Exercise prompt:
Copy out each line exactly; pictures stay out of the copy.

-- START Given data --

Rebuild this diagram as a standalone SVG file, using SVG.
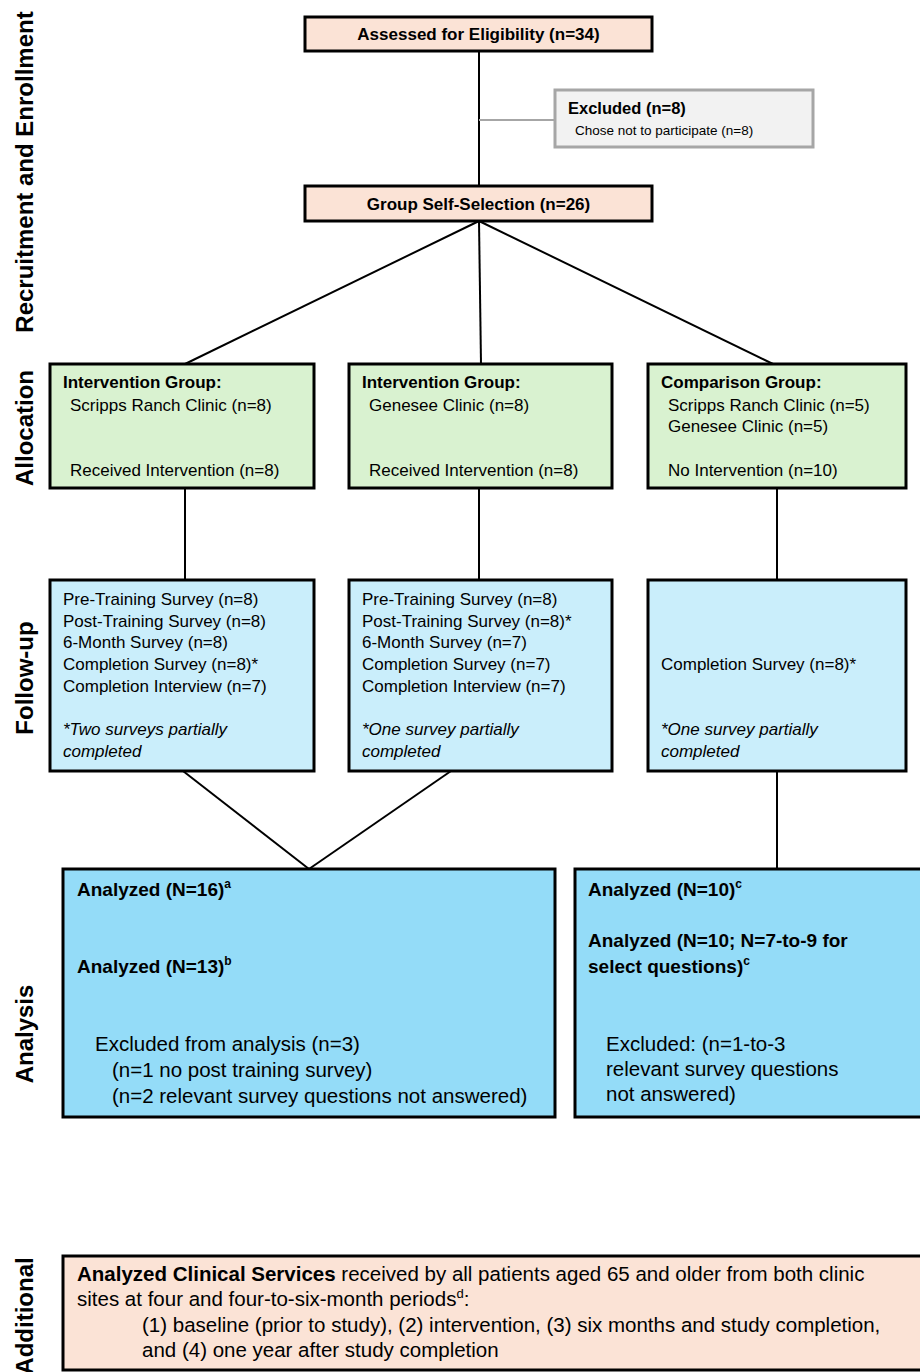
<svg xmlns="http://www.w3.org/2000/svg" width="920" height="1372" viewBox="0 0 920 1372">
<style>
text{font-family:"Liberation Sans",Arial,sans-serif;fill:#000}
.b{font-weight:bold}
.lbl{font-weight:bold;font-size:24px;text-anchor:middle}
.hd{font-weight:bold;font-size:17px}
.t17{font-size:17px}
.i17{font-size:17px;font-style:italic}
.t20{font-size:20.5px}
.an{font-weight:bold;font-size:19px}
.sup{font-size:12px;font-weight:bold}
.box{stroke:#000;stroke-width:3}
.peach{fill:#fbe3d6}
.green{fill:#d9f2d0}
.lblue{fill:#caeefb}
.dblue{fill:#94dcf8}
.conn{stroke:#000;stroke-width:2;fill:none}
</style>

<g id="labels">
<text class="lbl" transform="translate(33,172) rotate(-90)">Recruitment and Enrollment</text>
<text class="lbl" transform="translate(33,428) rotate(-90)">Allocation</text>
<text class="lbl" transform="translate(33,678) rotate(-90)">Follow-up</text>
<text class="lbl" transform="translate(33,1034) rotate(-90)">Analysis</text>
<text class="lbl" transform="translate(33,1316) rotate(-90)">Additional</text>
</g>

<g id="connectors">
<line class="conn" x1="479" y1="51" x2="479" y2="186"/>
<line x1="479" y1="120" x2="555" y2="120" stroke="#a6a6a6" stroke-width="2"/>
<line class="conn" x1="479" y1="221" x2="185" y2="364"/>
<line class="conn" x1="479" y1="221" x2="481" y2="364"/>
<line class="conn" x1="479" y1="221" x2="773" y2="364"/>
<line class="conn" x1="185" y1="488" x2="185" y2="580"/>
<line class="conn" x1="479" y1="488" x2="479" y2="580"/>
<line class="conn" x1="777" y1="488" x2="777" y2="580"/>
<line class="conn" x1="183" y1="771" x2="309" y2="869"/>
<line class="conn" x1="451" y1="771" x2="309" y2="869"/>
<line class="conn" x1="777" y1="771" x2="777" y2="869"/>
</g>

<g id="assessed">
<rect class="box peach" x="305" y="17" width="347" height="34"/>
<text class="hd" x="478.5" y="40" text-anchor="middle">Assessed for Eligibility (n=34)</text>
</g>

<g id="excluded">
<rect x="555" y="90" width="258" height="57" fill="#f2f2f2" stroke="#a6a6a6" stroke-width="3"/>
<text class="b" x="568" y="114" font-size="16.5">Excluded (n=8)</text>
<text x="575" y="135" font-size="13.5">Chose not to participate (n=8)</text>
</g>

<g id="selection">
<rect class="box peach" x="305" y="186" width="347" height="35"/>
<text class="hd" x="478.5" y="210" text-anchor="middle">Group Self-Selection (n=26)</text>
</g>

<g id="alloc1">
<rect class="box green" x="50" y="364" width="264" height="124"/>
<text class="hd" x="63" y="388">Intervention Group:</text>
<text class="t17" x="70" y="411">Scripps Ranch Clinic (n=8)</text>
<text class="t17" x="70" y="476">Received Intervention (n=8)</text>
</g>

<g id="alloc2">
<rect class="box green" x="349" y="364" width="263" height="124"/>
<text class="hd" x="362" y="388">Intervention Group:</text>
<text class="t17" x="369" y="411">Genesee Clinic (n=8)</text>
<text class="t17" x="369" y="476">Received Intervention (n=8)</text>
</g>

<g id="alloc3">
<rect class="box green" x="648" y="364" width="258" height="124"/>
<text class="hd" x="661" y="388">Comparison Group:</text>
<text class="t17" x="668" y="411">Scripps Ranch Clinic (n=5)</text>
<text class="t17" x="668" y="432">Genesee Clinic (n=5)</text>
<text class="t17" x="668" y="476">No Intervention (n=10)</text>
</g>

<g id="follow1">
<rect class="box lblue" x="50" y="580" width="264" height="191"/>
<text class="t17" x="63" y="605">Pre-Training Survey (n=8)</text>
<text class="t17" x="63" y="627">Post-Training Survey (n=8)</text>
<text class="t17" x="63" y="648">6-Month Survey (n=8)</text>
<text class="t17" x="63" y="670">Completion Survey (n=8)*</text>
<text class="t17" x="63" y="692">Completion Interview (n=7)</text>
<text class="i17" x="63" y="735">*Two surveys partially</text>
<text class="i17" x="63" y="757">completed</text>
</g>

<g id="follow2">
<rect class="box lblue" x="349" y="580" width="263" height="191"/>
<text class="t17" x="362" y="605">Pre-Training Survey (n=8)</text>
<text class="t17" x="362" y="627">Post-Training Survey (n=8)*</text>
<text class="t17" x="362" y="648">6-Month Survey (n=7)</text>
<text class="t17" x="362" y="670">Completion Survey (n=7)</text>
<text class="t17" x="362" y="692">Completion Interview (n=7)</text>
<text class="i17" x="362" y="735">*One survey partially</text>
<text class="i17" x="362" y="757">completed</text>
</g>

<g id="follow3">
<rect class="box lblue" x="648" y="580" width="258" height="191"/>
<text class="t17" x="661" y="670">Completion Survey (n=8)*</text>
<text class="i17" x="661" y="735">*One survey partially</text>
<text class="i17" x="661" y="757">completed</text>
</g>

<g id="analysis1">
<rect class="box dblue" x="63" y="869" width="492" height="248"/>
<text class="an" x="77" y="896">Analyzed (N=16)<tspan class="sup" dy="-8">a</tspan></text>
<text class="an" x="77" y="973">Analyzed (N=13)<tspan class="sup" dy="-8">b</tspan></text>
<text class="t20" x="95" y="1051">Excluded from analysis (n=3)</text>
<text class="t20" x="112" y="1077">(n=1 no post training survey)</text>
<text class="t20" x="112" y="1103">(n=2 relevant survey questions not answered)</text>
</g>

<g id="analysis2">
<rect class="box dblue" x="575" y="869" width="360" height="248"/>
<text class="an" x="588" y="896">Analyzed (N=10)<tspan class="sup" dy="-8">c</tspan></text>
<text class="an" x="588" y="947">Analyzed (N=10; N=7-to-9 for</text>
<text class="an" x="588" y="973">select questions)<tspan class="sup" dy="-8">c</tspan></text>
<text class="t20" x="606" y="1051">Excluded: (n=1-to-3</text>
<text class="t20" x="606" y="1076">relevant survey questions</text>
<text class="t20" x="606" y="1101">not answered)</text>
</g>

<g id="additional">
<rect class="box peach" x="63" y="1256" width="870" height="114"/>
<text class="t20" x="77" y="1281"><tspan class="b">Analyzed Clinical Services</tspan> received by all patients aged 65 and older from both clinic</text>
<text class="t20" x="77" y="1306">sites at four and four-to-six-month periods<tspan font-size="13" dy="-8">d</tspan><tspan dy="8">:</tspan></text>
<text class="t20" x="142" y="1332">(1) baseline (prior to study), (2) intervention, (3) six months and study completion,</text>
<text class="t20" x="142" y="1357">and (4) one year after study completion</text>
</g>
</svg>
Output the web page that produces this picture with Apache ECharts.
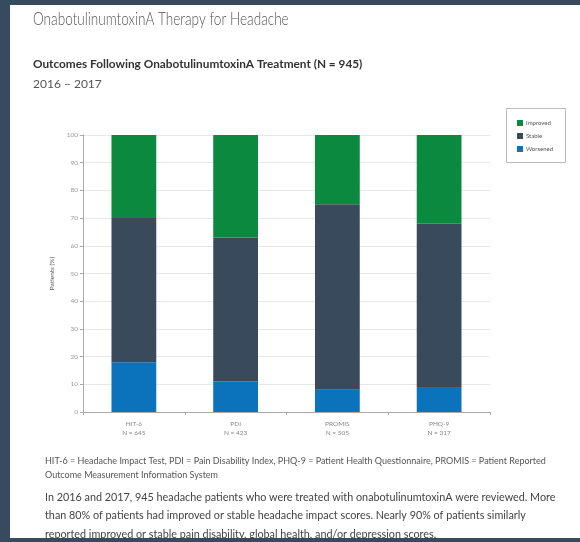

-- END Given data --

Written solution:
Rebuild this diagram as a standalone SVG file, using SVG.
<svg xmlns="http://www.w3.org/2000/svg" width="920" height="1372" viewBox="0 0 920 1372">
<style>
text{font-family:"Liberation Sans",Arial,sans-serif;fill:#000}
.b{font-weight:bold}
.lbl{font-weight:bold;font-size:24px;text-anchor:middle}
.hd{font-weight:bold;font-size:17px}
.t17{font-size:17px}
.i17{font-size:17px;font-style:italic}
.t20{font-size:20.5px}
.an{font-weight:bold;font-size:19px}
.sup{font-size:12px;font-weight:bold}
.box{stroke:#000;stroke-width:3}
.peach{fill:#fbe3d6}
.green{fill:#d9f2d0}
.lblue{fill:#caeefb}
.dblue{fill:#94dcf8}
.conn{stroke:#000;stroke-width:2;fill:none}
</style>

<g id="labels">
<text class="lbl" transform="translate(33,172) rotate(-90)">Recruitment and Enrollment</text>
<text class="lbl" transform="translate(33,428) rotate(-90)">Allocation</text>
<text class="lbl" transform="translate(33,678) rotate(-90)">Follow-up</text>
<text class="lbl" transform="translate(33,1034) rotate(-90)">Analysis</text>
<text class="lbl" transform="translate(33,1316) rotate(-90)">Additional</text>
</g>

<g id="connectors">
<line class="conn" x1="479" y1="51" x2="479" y2="186"/>
<line x1="479" y1="120" x2="555" y2="120" stroke="#a6a6a6" stroke-width="2"/>
<line class="conn" x1="479" y1="221" x2="185" y2="364"/>
<line class="conn" x1="479" y1="221" x2="481" y2="364"/>
<line class="conn" x1="479" y1="221" x2="773" y2="364"/>
<line class="conn" x1="185" y1="488" x2="185" y2="580"/>
<line class="conn" x1="479" y1="488" x2="479" y2="580"/>
<line class="conn" x1="777" y1="488" x2="777" y2="580"/>
<line class="conn" x1="183" y1="771" x2="309" y2="869"/>
<line class="conn" x1="451" y1="771" x2="309" y2="869"/>
<line class="conn" x1="777" y1="771" x2="777" y2="869"/>
</g>

<g id="assessed">
<rect class="box peach" x="305" y="17" width="347" height="34"/>
<text class="hd" x="478.5" y="40" text-anchor="middle">Assessed for Eligibility (n=34)</text>
</g>

<g id="excluded">
<rect x="555" y="90" width="258" height="57" fill="#f2f2f2" stroke="#a6a6a6" stroke-width="3"/>
<text class="b" x="568" y="114" font-size="16.5">Excluded (n=8)</text>
<text x="575" y="135" font-size="13.5">Chose not to participate (n=8)</text>
</g>

<g id="selection">
<rect class="box peach" x="305" y="186" width="347" height="35"/>
<text class="hd" x="478.5" y="210" text-anchor="middle">Group Self-Selection (n=26)</text>
</g>

<g id="alloc1">
<rect class="box green" x="50" y="364" width="264" height="124"/>
<text class="hd" x="63" y="388">Intervention Group:</text>
<text class="t17" x="70" y="411">Scripps Ranch Clinic (n=8)</text>
<text class="t17" x="70" y="476">Received Intervention (n=8)</text>
</g>

<g id="alloc2">
<rect class="box green" x="349" y="364" width="263" height="124"/>
<text class="hd" x="362" y="388">Intervention Group:</text>
<text class="t17" x="369" y="411">Genesee Clinic (n=8)</text>
<text class="t17" x="369" y="476">Received Intervention (n=8)</text>
</g>

<g id="alloc3">
<rect class="box green" x="648" y="364" width="258" height="124"/>
<text class="hd" x="661" y="388">Comparison Group:</text>
<text class="t17" x="668" y="411">Scripps Ranch Clinic (n=5)</text>
<text class="t17" x="668" y="432">Genesee Clinic (n=5)</text>
<text class="t17" x="668" y="476">No Intervention (n=10)</text>
</g>

<g id="follow1">
<rect class="box lblue" x="50" y="580" width="264" height="191"/>
<text class="t17" x="63" y="605">Pre-Training Survey (n=8)</text>
<text class="t17" x="63" y="627">Post-Training Survey (n=8)</text>
<text class="t17" x="63" y="648">6-Month Survey (n=8)</text>
<text class="t17" x="63" y="670">Completion Survey (n=8)*</text>
<text class="t17" x="63" y="692">Completion Interview (n=7)</text>
<text class="i17" x="63" y="735">*Two surveys partially</text>
<text class="i17" x="63" y="757">completed</text>
</g>

<g id="follow2">
<rect class="box lblue" x="349" y="580" width="263" height="191"/>
<text class="t17" x="362" y="605">Pre-Training Survey (n=8)</text>
<text class="t17" x="362" y="627">Post-Training Survey (n=8)*</text>
<text class="t17" x="362" y="648">6-Month Survey (n=7)</text>
<text class="t17" x="362" y="670">Completion Survey (n=7)</text>
<text class="t17" x="362" y="692">Completion Interview (n=7)</text>
<text class="i17" x="362" y="735">*One survey partially</text>
<text class="i17" x="362" y="757">completed</text>
</g>

<g id="follow3">
<rect class="box lblue" x="648" y="580" width="258" height="191"/>
<text class="t17" x="661" y="670">Completion Survey (n=8)*</text>
<text class="i17" x="661" y="735">*One survey partially</text>
<text class="i17" x="661" y="757">completed</text>
</g>

<g id="analysis1">
<rect class="box dblue" x="63" y="869" width="492" height="248"/>
<text class="an" x="77" y="896">Analyzed (N=16)<tspan class="sup" dy="-8">a</tspan></text>
<text class="an" x="77" y="973">Analyzed (N=13)<tspan class="sup" dy="-8">b</tspan></text>
<text class="t20" x="95" y="1051">Excluded from analysis (n=3)</text>
<text class="t20" x="112" y="1077">(n=1 no post training survey)</text>
<text class="t20" x="112" y="1103">(n=2 relevant survey questions not answered)</text>
</g>

<g id="analysis2">
<rect class="box dblue" x="575" y="869" width="360" height="248"/>
<text class="an" x="588" y="896">Analyzed (N=10)<tspan class="sup" dy="-8">c</tspan></text>
<text class="an" x="588" y="947">Analyzed (N=10; N=7-to-9 for</text>
<text class="an" x="588" y="973">select questions)<tspan class="sup" dy="-8">c</tspan></text>
<text class="t20" x="606" y="1051">Excluded: (n=1-to-3</text>
<text class="t20" x="606" y="1076">relevant survey questions</text>
<text class="t20" x="606" y="1101">not answered)</text>
</g>

<g id="additional">
<rect class="box peach" x="63" y="1256" width="870" height="114"/>
<text class="t20" x="77" y="1281"><tspan class="b">Analyzed Clinical Services</tspan> received by all patients aged 65 and older from both clinic</text>
<text class="t20" x="77" y="1306">sites at four and four-to-six-month periods<tspan font-size="13" dy="-8">d</tspan><tspan dy="8">:</tspan></text>
<text class="t20" x="142" y="1332">(1) baseline (prior to study), (2) intervention, (3) six months and study completion,</text>
<text class="t20" x="142" y="1357">and (4) one year after study completion</text>
</g>
</svg>
Output the web page that produces this picture with Apache ECharts.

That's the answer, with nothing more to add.